Definition:Common equity

🏦 Common equity in the insurance context represents the residual ownership interest in an insurance company after all liabilities, preferred stock, and other senior claims have been deducted from total assets. It typically comprises paid-in capital (the amount shareholders originally invested for their ordinary shares), retained earnings accumulated over time, accumulated other comprehensive income, and any other reserves recognized under the applicable accounting framework. For publicly traded insurers, common equity is the foundation of book value per share — a valuation metric that carries outsized importance in insurance because the industry's asset-heavy, liability-intensive balance sheets make book value a more meaningful anchor than in many other sectors.

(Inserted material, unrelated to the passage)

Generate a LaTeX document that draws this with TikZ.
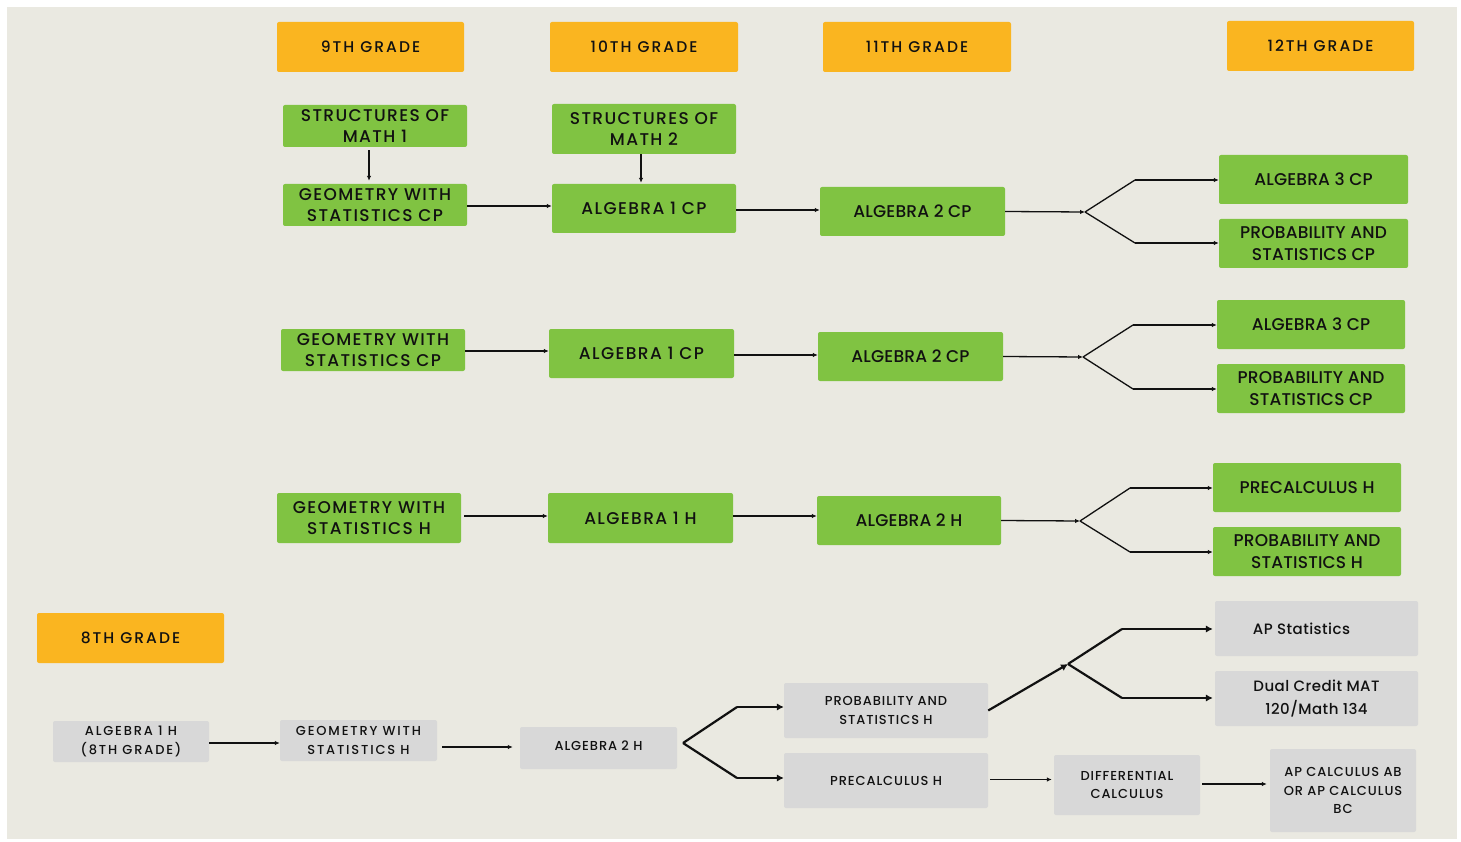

⚙️ Regulatory frameworks treat common equity as the highest-quality form of capital available to absorb losses. Under Solvency II, common equity forms the core of unrestricted Tier 1 own funds, the most loss-absorbing layer of capital that must cover a substantial portion of the solvency capital requirement. The NAIC's RBC framework in the United States similarly looks to policyholders' surplus — a statutory concept closely related to common equity — as the denominator against which capital adequacy is measured. Under C-ROSS, core capital — analogous to common equity — must meet minimum thresholds relative to the risk-based capital requirement. Accounting regime differences can cause the same insurer's common equity to differ substantially: US GAAP, IFRS 17, and local statutory bases value assets and liabilities differently, producing divergent equity figures that analysts must reconcile when comparing insurers across jurisdictions.

📊 Common equity's importance to insurers goes beyond regulatory compliance — it shapes strategic flexibility. A company with a strong common equity base can pursue acquisitions, expand into new lines of business, increase underwriting capacity, and absorb unexpected catastrophe losses without breaching regulatory thresholds or triggering rating agency downgrades. Conversely, erosion of common equity — whether through underwriting losses, asset impairments, or excessive dividend distributions — can force an insurer into a cycle of de-risking, reinsurance purchases, or dilutive capital raises. Investors closely monitor metrics like the ratio of common equity to total assets, return on equity, and the spread between market capitalization and common equity (price-to-book ratio) as signals of both financial strength and market sentiment toward an insurer's future earnings power.